*Given exercise*
Reproduce the data exactly and drop any pictures it holds.

■ ■ ■ ■

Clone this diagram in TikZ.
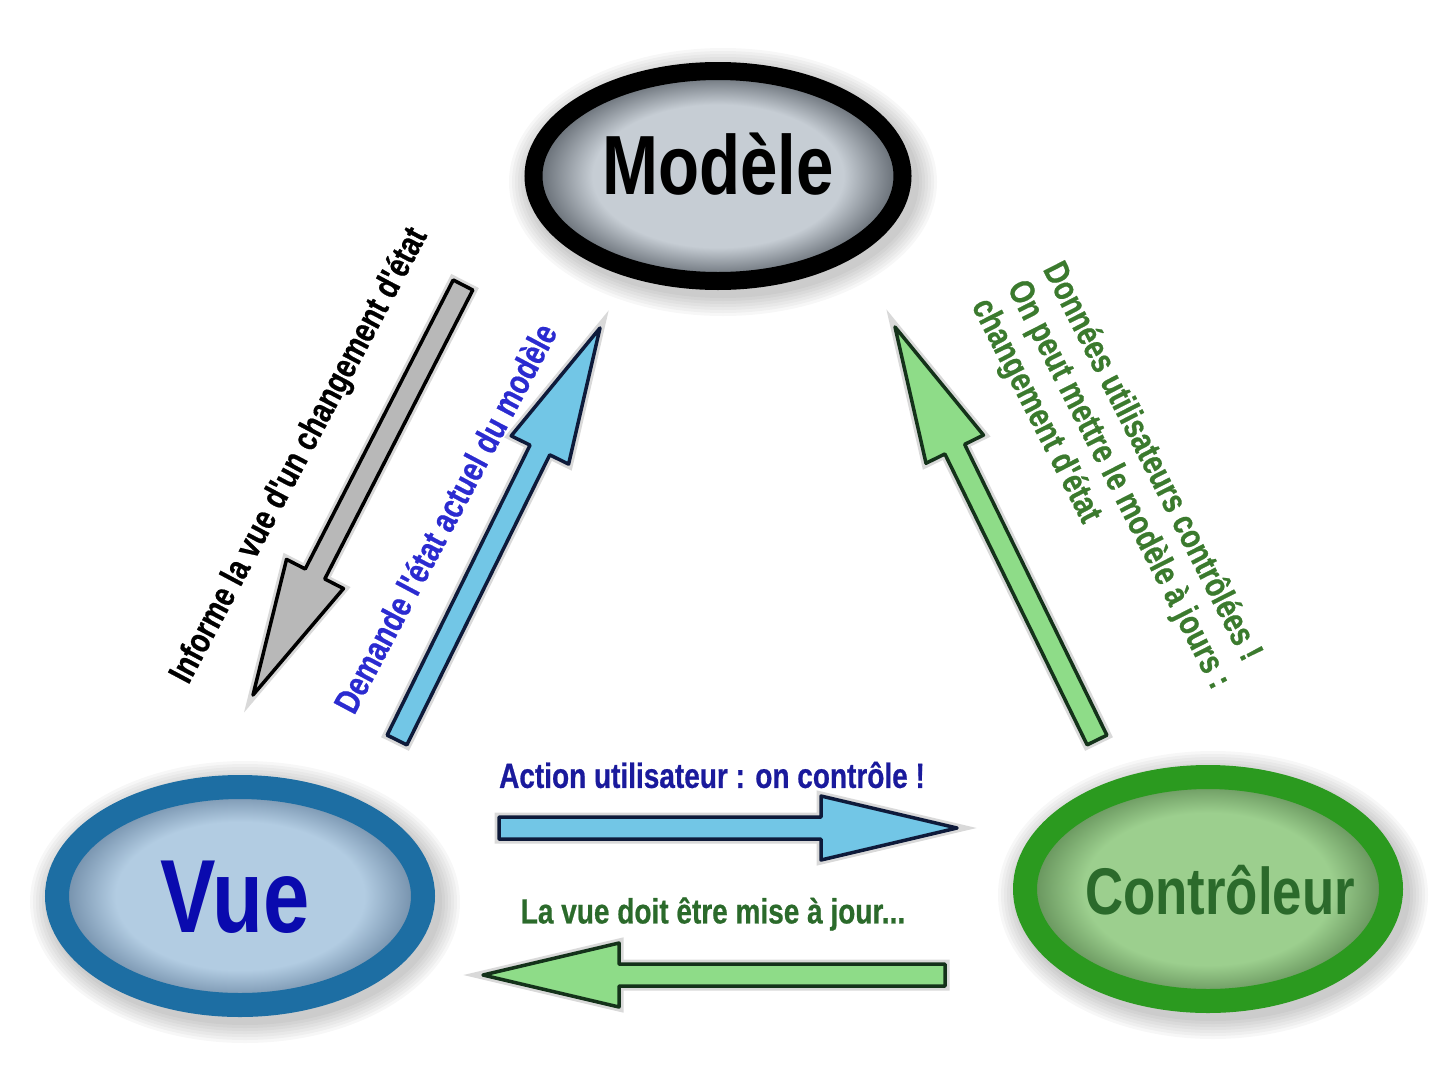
\documentclass[tikz,border=0pt]{standalone}
\usepackage{fontspec}
\usetikzlibrary{calc,shapes.geometric,backgrounds}
\newfontfamily\etroite{Liberation Sans}[FakeStretch=0.8]
\newfontfamily\etroiteGras{Liberation Sans Bold}[FakeStretch=0.8,FakeBold=0.6]

\definecolor{gris}{HTML}{B8B8B8}
\definecolor{bleuFleche}{HTML}{72C6E6}
\definecolor{bleuContour}{HTML}{0E1A3A}
\definecolor{vertFleche}{HTML}{8EDC88}
\definecolor{vertContour}{HTML}{14321A}
\definecolor{modeleFond}{HTML}{C6CDD4}
\definecolor{modeleRim}{HTML}{5C636B}
\definecolor{vueFond}{HTML}{B2CCE2}
\definecolor{vueRim}{HTML}{6A86A2}
\definecolor{vueBord}{HTML}{1D6EA3}
\definecolor{vueTexte}{HTML}{0A0AAE}
\definecolor{ctrlFond}{HTML}{9CCF8E}
\definecolor{ctrlRim}{HTML}{5E8A54}
\definecolor{ctrlBord}{HTML}{2B9A1F}
\definecolor{ctrlTexte}{HTML}{2B6A2B}
\definecolor{actionTexte}{HTML}{1A1A9C}
\definecolor{demandeTexte}{HTML}{2B2BD0}
\definecolor{donneesTexte}{HTML}{3B7A2E}

\pgfdeclareradialshading{fondModele}{\pgfpointorigin}{color(0bp)=(modeleFond); color(17bp)=(modeleFond); color(25bp)=(modeleRim); color(50bp)=(modeleRim)}
\pgfdeclareradialshading{fondVue}{\pgfpointorigin}{color(0bp)=(vueFond); color(17bp)=(vueFond); color(25bp)=(vueRim); color(50bp)=(vueRim)}
\pgfdeclareradialshading{fondCtrl}{\pgfpointorigin}{color(0bp)=(ctrlFond); color(17bp)=(ctrlFond); color(25bp)=(ctrlRim); color(50bp)=(ctrlRim)}

% block arrow from tail #2 to tip #3
\newcommand{\flecheBloc}[3]{%
  \coordinate (base) at ($(#3)!136pt!(#2)$);
  \filldraw[#1] ($(#2)!11pt!90:(#3)$) -- ($(base)!11pt!-90:(#2)$)
    -- ($(base)!32pt!-90:(#2)$) -- (#3) -- ($(base)!32pt!90:(#2)$)
    -- ($(base)!11pt!90:(#2)$) -- ($(#2)!11pt!-90:(#3)$) -- cycle;
}

\begin{document}
\begin{tikzpicture}[x=1pt,y=-1pt,
    bulle/.style={ellipse,inner sep=0pt},
    fleche/.style={line width=3.5pt,line join=round,
      preaction={draw=black,opacity=0.15,line width=9pt}},
    gros/.style={font=\etroite\bfseries\fontsize{84}{90}\selectfont},
    petit/.style={font=\etroiteGras\fontsize{35}{40}\selectfont}]
  \useasboundingbox (0,0) rectangle (1442,1068);

  % the three components
  \node[bulle,shading=fondModele,draw=black,line width=18pt,
        minimum width=369,minimum height=210] (modele) at (718,176) {};
  \node[bulle,shading=fondVue,draw=vueBord,line width=24pt,
        minimum width=366,minimum height=218] (vue) at (240,896) {};
  \node[bulle,shading=fondCtrl,draw=ctrlBord,line width=24pt,
        minimum width=366,minimum height=224] (ctrl) at (1208,889) {};

  \node[gros] (tModele) at (718,164) {Modèle};
  \node[gros,text=vueTexte,font=\etroite\bfseries\fontsize{104}{110}\selectfont]
        (tVue) at (235,897) {Vue};
  \node[gros,text=ctrlTexte,font=\etroite\bfseries\fontsize{66}{70}\selectfont]
        (tCtrl) at (1220,890) {Contrôleur};

  % soft shadows
  \begin{scope}[on background layer]
    \foreach \n/\rx/\ry in {modele/194/114,vue/195/121,ctrl/195/124}
      \foreach \k in {2,5,...,20}
        \fill[black,opacity=0.03] ([xshift=5pt,yshift=-6pt]\n.center)
          ellipse [x radius=\rx+\k,y radius=\ry+\k];
  \end{scope}

  % arrow ends
  \coordinate (grisA) at (463,285);
  \coordinate (grisB) at (253,695);
  \coordinate (demA) at (397,740);
  \coordinate (demB) at (600,328);
  \coordinate (donA) at (1097,740);
  \coordinate (donB) at (895,327);
  \coordinate (actA) at (499,828);
  \coordinate (actB) at (957,828);
  \coordinate (majA) at (945,975);
  \coordinate (majB) at (483,975);

  \flecheBloc{fleche,fill=gris,draw=black}{grisA}{grisB}
  \flecheBloc{fleche,fill=bleuFleche,draw=bleuContour}{demA}{demB}
  \flecheBloc{fleche,fill=vertFleche,draw=vertContour}{donA}{donB}
  \flecheBloc{fleche,fill=bleuFleche,draw=bleuContour}{actA}{actB}
  \flecheBloc{fleche,fill=vertFleche,draw=vertContour}{majA}{majB}

  % labels
  \node[petit,rotate=62] (infoVue) at (300,456) {Informe la vue d'un changement d'état};
  \node[petit,rotate=62,text=demandeTexte] (demEtat) at (445,518)
        {Demande l'état actuel du modèle};
  \node[petit,rotate=-63,text=donneesTexte,align=left] (donnees) at (1118,485)
        {Données utilisateurs contrôlées !\\On peut mettre le modèle à jours :\\changement d'état};
  \node[petit,text=actionTexte] (action) at (712,775) {Action utilisateur : on contrôle !};
  \node[petit,text=ctrlTexte] (majVue) at (713,914) {La vue doit être mise à jour...};
\end{tikzpicture}
\end{document}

■ ■ ■ ■

*Exercise solution*
Clone this diagram in TikZ.
\documentclass[tikz,border=0pt]{standalone}
\usepackage{fontspec}
\usetikzlibrary{calc,shapes.geometric,backgrounds}
\newfontfamily\etroite{Liberation Sans}[FakeStretch=0.8]
\newfontfamily\etroiteGras{Liberation Sans Bold}[FakeStretch=0.8,FakeBold=0.6]

\definecolor{gris}{HTML}{B8B8B8}
\definecolor{bleuFleche}{HTML}{72C6E6}
\definecolor{bleuContour}{HTML}{0E1A3A}
\definecolor{vertFleche}{HTML}{8EDC88}
\definecolor{vertContour}{HTML}{14321A}
\definecolor{modeleFond}{HTML}{C6CDD4}
\definecolor{modeleRim}{HTML}{5C636B}
\definecolor{vueFond}{HTML}{B2CCE2}
\definecolor{vueRim}{HTML}{6A86A2}
\definecolor{vueBord}{HTML}{1D6EA3}
\definecolor{vueTexte}{HTML}{0A0AAE}
\definecolor{ctrlFond}{HTML}{9CCF8E}
\definecolor{ctrlRim}{HTML}{5E8A54}
\definecolor{ctrlBord}{HTML}{2B9A1F}
\definecolor{ctrlTexte}{HTML}{2B6A2B}
\definecolor{actionTexte}{HTML}{1A1A9C}
\definecolor{demandeTexte}{HTML}{2B2BD0}
\definecolor{donneesTexte}{HTML}{3B7A2E}

\pgfdeclareradialshading{fondModele}{\pgfpointorigin}{color(0bp)=(modeleFond); color(17bp)=(modeleFond); color(25bp)=(modeleRim); color(50bp)=(modeleRim)}
\pgfdeclareradialshading{fondVue}{\pgfpointorigin}{color(0bp)=(vueFond); color(17bp)=(vueFond); color(25bp)=(vueRim); color(50bp)=(vueRim)}
\pgfdeclareradialshading{fondCtrl}{\pgfpointorigin}{color(0bp)=(ctrlFond); color(17bp)=(ctrlFond); color(25bp)=(ctrlRim); color(50bp)=(ctrlRim)}

% block arrow from tail #2 to tip #3
\newcommand{\flecheBloc}[3]{%
  \coordinate (base) at ($(#3)!136pt!(#2)$);
  \filldraw[#1] ($(#2)!11pt!90:(#3)$) -- ($(base)!11pt!-90:(#2)$)
    -- ($(base)!32pt!-90:(#2)$) -- (#3) -- ($(base)!32pt!90:(#2)$)
    -- ($(base)!11pt!90:(#2)$) -- ($(#2)!11pt!-90:(#3)$) -- cycle;
}

\begin{document}
\begin{tikzpicture}[x=1pt,y=-1pt,
    bulle/.style={ellipse,inner sep=0pt},
    fleche/.style={line width=3.5pt,line join=round,
      preaction={draw=black,opacity=0.15,line width=9pt}},
    gros/.style={font=\etroite\bfseries\fontsize{84}{90}\selectfont},
    petit/.style={font=\etroiteGras\fontsize{35}{40}\selectfont}]
  \useasboundingbox (0,0) rectangle (1442,1068);

  % the three components
  \node[bulle,shading=fondModele,draw=black,line width=18pt,
        minimum width=369,minimum height=210] (modele) at (718,176) {};
  \node[bulle,shading=fondVue,draw=vueBord,line width=24pt,
        minimum width=366,minimum height=218] (vue) at (240,896) {};
  \node[bulle,shading=fondCtrl,draw=ctrlBord,line width=24pt,
        minimum width=366,minimum height=224] (ctrl) at (1208,889) {};

  \node[gros] (tModele) at (718,164) {Modèle};
  \node[gros,text=vueTexte,font=\etroite\bfseries\fontsize{104}{110}\selectfont]
        (tVue) at (235,897) {Vue};
  \node[gros,text=ctrlTexte,font=\etroite\bfseries\fontsize{66}{70}\selectfont]
        (tCtrl) at (1220,890) {Contrôleur};

  % soft shadows
  \begin{scope}[on background layer]
    \foreach \n/\rx/\ry in {modele/194/114,vue/195/121,ctrl/195/124}
      \foreach \k in {2,5,...,20}
        \fill[black,opacity=0.03] ([xshift=5pt,yshift=-6pt]\n.center)
          ellipse [x radius=\rx+\k,y radius=\ry+\k];
  \end{scope}

  % arrow ends
  \coordinate (grisA) at (463,285);
  \coordinate (grisB) at (253,695);
  \coordinate (demA) at (397,740);
  \coordinate (demB) at (600,328);
  \coordinate (donA) at (1097,740);
  \coordinate (donB) at (895,327);
  \coordinate (actA) at (499,828);
  \coordinate (actB) at (957,828);
  \coordinate (majA) at (945,975);
  \coordinate (majB) at (483,975);

  \flecheBloc{fleche,fill=gris,draw=black}{grisA}{grisB}
  \flecheBloc{fleche,fill=bleuFleche,draw=bleuContour}{demA}{demB}
  \flecheBloc{fleche,fill=vertFleche,draw=vertContour}{donA}{donB}
  \flecheBloc{fleche,fill=bleuFleche,draw=bleuContour}{actA}{actB}
  \flecheBloc{fleche,fill=vertFleche,draw=vertContour}{majA}{majB}

  % labels
  \node[petit,rotate=62] (infoVue) at (300,456) {Informe la vue d'un changement d'état};
  \node[petit,rotate=62,text=demandeTexte] (demEtat) at (445,518)
        {Demande l'état actuel du modèle};
  \node[petit,rotate=-63,text=donneesTexte,align=left] (donnees) at (1118,485)
        {Données utilisateurs contrôlées !\\On peut mettre le modèle à jours :\\changement d'état};
  \node[petit,text=actionTexte] (action) at (712,775) {Action utilisateur : on contrôle !};
  \node[petit,text=ctrlTexte] (majVue) at (713,914) {La vue doit être mise à jour...};
\end{tikzpicture}
\end{document}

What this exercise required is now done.